A Tip for Personal Representatives Going Through the Probate Process

Becky Cholewka:  I have a tip for those of you who are acting as personal representative in a probate process. Some states call that executor. Here in Arizona, we call that personal representative.

When you are dealing with collecting assets, especially from financial institutions, you want to make sure that those financial institutions are submitting checks written out to the estate of, rather than to the personal representative’s individual name, and rather than to the beneficiaries of the will.

Recently, we had a situation where a financial institution requested from the personal representative, along with the paperwork showing that this individual was the legal representative of the estate, they also requested a copy of the will, which the personal representative gave to them.

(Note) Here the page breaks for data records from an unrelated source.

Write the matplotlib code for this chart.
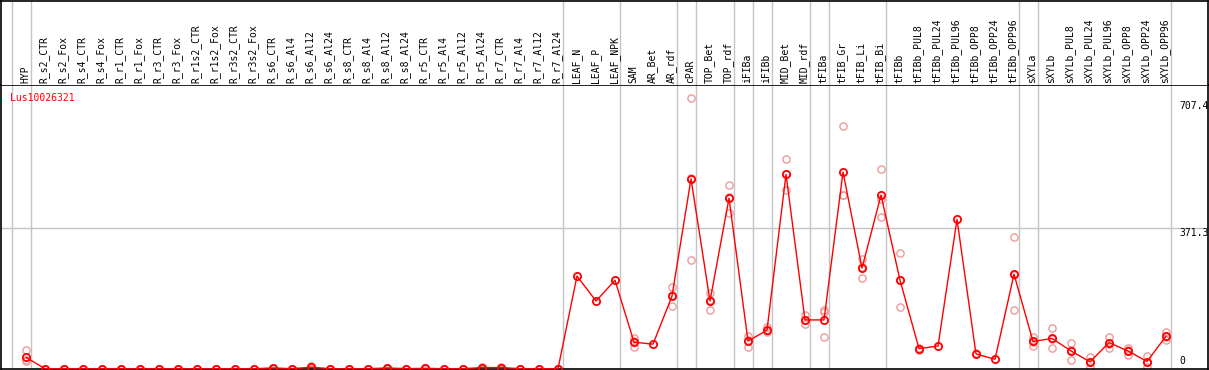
import numpy as np
import matplotlib
matplotlib.use("Agg")
import matplotlib.pyplot as plt

nan = np.nan

gene = "Lus10026321"

samples = ["HYP",
           "R_s2_CTR", "R_s2_Fox", "R_s4_CTR", "R_s4_Fox", "R_r1_CTR", "R_r1_Fox",
           "R_r3_CTR", "R_r3_Fox", "R_r1s2_CTR", "R_r1s2_Fox", "R_r3s2_CTR", "R_r3s2_Fox",
           "R_s6_CTR", "R_s6_Al4", "R_s6_Al12", "R_s6_Al24", "R_s8_CTR", "R_s8_Al4",
           "R_s8_Al12", "R_s8_Al24", "R_r5_CTR", "R_r5_Al4", "R_r5_Al12", "R_r5_Al24",
           "R_r7_CTR", "R_r7_Al4", "R_r7_Al12", "R_r7_Al24",
           "LEAF_N", "LEAF_P", "LEAF_NPK", "SAM", "AR_Bet", "AR_rdf", "cPAR",
           "TOP_Bet", "TOP_rdf", "iFIBa", "iFIBb", "MID_Bet", "MID_rdf", "tFIBa",
           "tFIB_Gr", "tFIB_Li", "tFIB_Bi", "tFIBb", "tFIBb_PUL8", "tFIBb_PUL24",
           "tFIBb_PUL96", "tFIBb_OPP8", "tFIBb_OPP24", "tFIBb_OPP96", "sXYLa", "sXYLb",
           "sXYLb_PUL8", "sXYLb_PUL24", "sXYLb_PUL96", "sXYLb_OPP8", "sXYLb_OPP24",
           "sXYLb_OPP96"]

# number of samples in each group (separated by grey lines)
group_sizes = [1, 28, 3, 3, 1, 2, 1, 1, 2, 1, 3, 7, 1, 7]

means = [30,
         0, 0, 0, 0, 0, 0, 0, 0, 0, 0, 0, 0,
         2, 0, 4, 0, 0, 0, 2, 0, 1, 0, 0, 3, 3, 0, 0, 0,
         245, 179, 234, 70, 65, 192, 502, 179, 451, 73, 102, 514, 129, 129,
         520, 266, 459, 234, 53, 60, 395, 39, 25, 250, 72, 80,
         47, 18, 69, 47, 19, 86]

rep1 = [49,
        0, 0, 0, 0, 0, 0, 0, 0, 0, 0, 0, 0,
        0, 0, 0, 0, 0, 0, 0, 0, 0, 0, 0, 0, 0, 0, 0, 0,
        nan, nan, nan, 80, nan, 215, 715, 199, 485, 86, 111, 555, 142, 155,
        642, 290, 528, 305, 50, nan, nan, 42, nan, 347, 85, 108,
        67, 30, 85, 56, 34, 98]
rep2 = [21,
        0, 0, 0, 0, 0, 0, 0, 0, 0, 0, 0, 0,
        3, 0, 6, 0, 0, 0, 3, 0, 2, 0, 0, 5, 4, 0, 0, 0,
        nan, nan, nan, 58, nan, 167, 287, 155, 413, 57, 96, 473, 117, 83,
        459, 239, 400, 162, 55, nan, nan, nan, nan, 155, 61, 55,
        23, 5, 56, 36, 5, 76]
rep3 = [22,
        0, 0, 0, 0, 0, 0, 0, 0, 0, 0, 0, 0,
        3, 0, 6, 0, 0, 0, 3, 0, 1, 0, 0, 4, 5, 0, 0, 0,
        nan, nan, nan, 72, nan, 194, 504, 183, 455, 76, 99, 514, 128, 150,
        460, 270, 449, 235, nan, nan, nan, nan, nan, 248, 70, 78,
        50, 19, 66, 49, 18, 84]

y_ticks = [0, 371.3, 707.4]

W, H = 1209, 370
fig = plt.figure(figsize=(W / 100, H / 100), dpi=100)

mono = "DejaVu Sans Mono"
x = np.arange(len(samples))

# main plot area: pixels 85..369 from the top
ax = fig.add_axes([1 / W, 1 / H, 1207 / W, 284 / H])
# header with the sample names
hax = fig.add_axes([1 / W, 285 / H, 1207 / W, 84.5 / H], sharex=ax)

ax.set_xlim(-1.316, 62.21)
ax.set_ylim(-0.8, 750.3)
hax.set_ylim(0, 1)

for a in (ax, hax):
    a.set_xticks([])
    a.set_yticks([])
    for s in a.spines.values():
        s.set_color("black")
        s.set_linewidth(1.2)
hax.spines["bottom"].set_visible(False)

# group separators
seps = np.concatenate([[-1], np.cumsum(group_sizes) - 1]) + 0.25
for sx in seps:
    ax.axvline(sx, color="#c4c4c4", lw=1, zorder=0)
    hax.axvline(sx, color="#c4c4c4", lw=1, zorder=0)

ax.axhline(y_ticks[1], color="#c4c4c4", lw=1, zorder=0)

for i, name in enumerate(samples):
    hax.text(i - 0.05, 0.025, name, rotation=90, ha="center", va="bottom",
             fontsize=7, family=mono)

# replicates
for rep in (rep1, rep2, rep3):
    ax.plot(x, rep, linestyle="none", marker="o", ms=5.2, mfc="none",
            mec="#ef9a9a", mew=1.0, zorder=2)

# mean line
ax.plot(x, means, color="red", lw=1, marker="o", ms=5.2, mfc="none",
        mec="red", mew=1.3, zorder=3)

ax.text(-0.84, 729, gene, color="red", fontsize=7, family=mono,
        ha="left", va="top")

ax.text(60.7, y_ticks[2], "707.4", fontsize=7, family=mono, ha="left", va="top")
ax.text(60.7, y_ticks[1], "371.3", fontsize=7, family=mono, ha="left", va="top")
ax.text(60.7, 6, "0", fontsize=7, family=mono, ha="left", va="bottom")

fig.savefig("out.png", dpi=100)
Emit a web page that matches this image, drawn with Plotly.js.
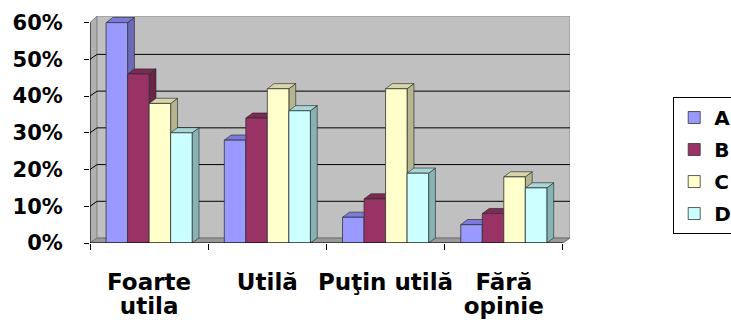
<!DOCTYPE html>
<html>
<head>
<meta charset="utf-8">
<script src="https://cdn.plot.ly/plotly-3.0.1.min.js"></script>
<style>html,body{margin:0;padding:0;background:#fff;}#chart{width:731px;height:320px;}</style>
</head>
<body>
<div id="chart"></div>
<script>
// ---- data ----
const categories = ['Foarte<br>utila', 'Utilă', 'Puţin utilă', 'Fără<br>opinie'];
const seriesNames = ['A', 'B', 'C', 'D'];
const valuesA = [60, 28, 7, 5];
const valuesB = [46, 34, 12, 8];
const valuesC = [38, 42, 42, 18];
const valuesD = [30, 36, 19, 15];
const yTickVals = [0, 10, 20, 30, 40, 50, 60];
const yTickText = ['0%', '10%', '20%', '30%', '40%', '50%', '60%'];

// ---- styles ----
const seriesValues = [valuesA, valuesB, valuesC, valuesD];
const frontColors = ['#9999ff', '#993366', '#ffffcc', '#ccffff'];
const sideColors  = ['#6b6bb8', '#6b2447', '#b5b58f', '#86b3b3'];
const topColors   = ['#7a7add', '#7d2a55', '#d6d6aa', '#a8d6d6'];
const bargap = 0.272;
const barDx = 0.058, barDy = 1.4;     // bar depth (data units)
const wallDx = 0.06, wallDy = 1.35;   // wall depth
const yTop = 61.8, xRight = 3.56;

const traces = seriesNames.map((name, j) => ({
  type: 'bar', name: name, x: categories, y: seriesValues[j],
  legendgroup: name,
  marker: {color: frontColors[j], line: {color: '#333', width: 0.8}},
  hoverinfo: 'skip'
}));

const shapes = [];
// left wall
shapes.push({type: 'path', layer: 'below', xref: 'x', yref: 'y',
  path: `M -0.5,0 L -0.5,60 L ${-0.5 + wallDx},${yTop} L ${-0.5 + wallDx},${wallDy} Z`,
  fillcolor: '#b0b0b0', line: {color: '#808080', width: 1}});
// back wall
shapes.push({type: 'rect', layer: 'below', xref: 'x', yref: 'y',
  x0: -0.5 + wallDx, x1: xRight, y0: wallDy, y1: yTop,
  fillcolor: '#c0c0c0', line: {color: '#909090', width: 1}});
// floor
shapes.push({type: 'path', layer: 'below', xref: 'x', yref: 'y',
  path: `M -0.5,0 L 3.5,0 L ${xRight},${wallDy} L ${-0.5 + wallDx},${wallDy} Z`,
  fillcolor: '#9a9a9a', line: {color: '#707070', width: 1}});
// gridlines
yTickVals.slice(1, -1).forEach(v => {
  shapes.push({type: 'line', layer: 'below', xref: 'x', yref: 'y',
    x0: -0.5 + wallDx, x1: xRight, y0: v + wallDy, y1: v + wallDy,
    line: {color: '#000', width: 1}});
  shapes.push({type: 'line', layer: 'below', xref: 'x', yref: 'y',
    x0: -0.5, x1: -0.5 + wallDx, y0: v, y1: v + wallDy,
    line: {color: '#000', width: 1}});
});
// 3D sides and tops of bars
const w = (1 - bargap) / seriesNames.length;
categories.forEach((c, i) => {
  seriesValues.forEach((vals, j) => {
    const v = vals[i];
    const x0 = i - (1 - bargap) / 2 + j * w;
    const x1 = x0 + w;
    shapes.push({type: 'path', layer: 'below', xref: 'x', yref: 'y',
      path: `M ${x1},0 L ${x1 + barDx},${barDy} L ${x1 + barDx},${v + barDy} L ${x1},${v} Z`,
      fillcolor: sideColors[j], line: {color: '#222', width: 0.6}});
    shapes.push({type: 'path', layer: 'below', xref: 'x', yref: 'y',
      path: `M ${x0},${v} L ${x0 + barDx},${v + barDy} L ${x1 + barDx},${v + barDy} L ${x1},${v} Z`,
      fillcolor: topColors[j], line: {color: '#222', width: 0.6}});
  });
});
// front axis lines
shapes.push({type: 'line', layer: 'above', xref: 'x', yref: 'y',
  x0: -0.5, x1: -0.5, y0: 0, y1: 60, line: {color: '#000', width: 1}});
shapes.push({type: 'line', layer: 'above', xref: 'x', yref: 'y',
  x0: -0.5, x1: 3.5, y0: 0, y1: 0, line: {color: '#000', width: 1}});

const layout = {
  width: 731, height: 320,
  margin: {l: 90, r: 161, t: 16, b: 77, autoexpand: false},
  paper_bgcolor: '#fff', plot_bgcolor: 'rgba(0,0,0,0)',
  barmode: 'group', bargap: bargap, bargroupgap: 0,
  font: {family: 'DejaVu Sans', color: '#000'},
  xaxis: {type: 'category', range: [-0.5, xRight], showgrid: false, zeroline: false,
    showline: false, ticks: 'outside', tickson: 'boundaries', ticklen: 6,
    tickcolor: '#000', tickwidth: 1, tickangle: 0,
    tickfont: {family: 'DejaVu Sans', size: 23, weight: 'bold', color: '#000'},
    ticklabelstandoff: 23, fixedrange: true},
  yaxis: {range: [0, yTop], showgrid: false, zeroline: false, showline: false,
    tickmode: 'array', tickvals: yTickVals, ticktext: yTickText,
    ticks: 'outside', ticklen: 5, tickcolor: '#000', tickwidth: 1,
    tickfont: {family: 'DejaVu Sans', size: 21, weight: 'bold', color: '#000'},
    ticklabelstandoff: 17, fixedrange: true},
  showlegend: true,
  legend: {x: 1.215, xanchor: 'left', y: 0.643, yanchor: 'top',
    traceorder: 'grouped', tracegroupgap: 3,
    bgcolor: '#fff', bordercolor: '#000', borderwidth: 1,
    font: {family: 'DejaVu Sans', size: 20, weight: 'bold', color: '#000'}},
  shapes: shapes
};

Plotly.newPlot('chart', traces, layout, {displayModeBar: false, staticPlot: true}).then(gd => {
  // tighter line spacing for the two-line category labels, as in the original
  gd.querySelectorAll('.xtick text tspan.line').forEach(t => {
    if (t.getAttribute('dy') && t.getAttribute('dy') !== '0em') t.setAttribute('dy', '1.05em');
  });
});
</script>
</body>
</html>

From there, that financial institution, instead of writing the check out to the estate of the person who had died, they wrote the check out to the beneficiaries in the will. Here’s the problem with that. First of all, as we go through a probate, the beneficiaries of the will are actually the last people to get paid in the probate. There’s about four, five, people ahead of them, including the cost of the administration of the probate itself.

So, the attorneys and the cost for the personal representative, state taxes, federal taxes, liens on certain things, creditors that the person who has died has. Then, whatever is left over, the beneficiaries get. It is improper for a financial institution to list the beneficiaries as the people who are getting distributions from that institution.

The second problem with that is, not only is that the case but the judge still has to prove that that will was appropriate. For example, we could have had a judge say, “You know what? That will wasn’t executed properly,” and, “Therefore, the beneficiaries in that will do not get to legally take.”

We never want to leave it up to financial institutions, as to who has the legal right to money. Those checks should be given only to the estate of, or the personal representative of the estate, rather than to individual names.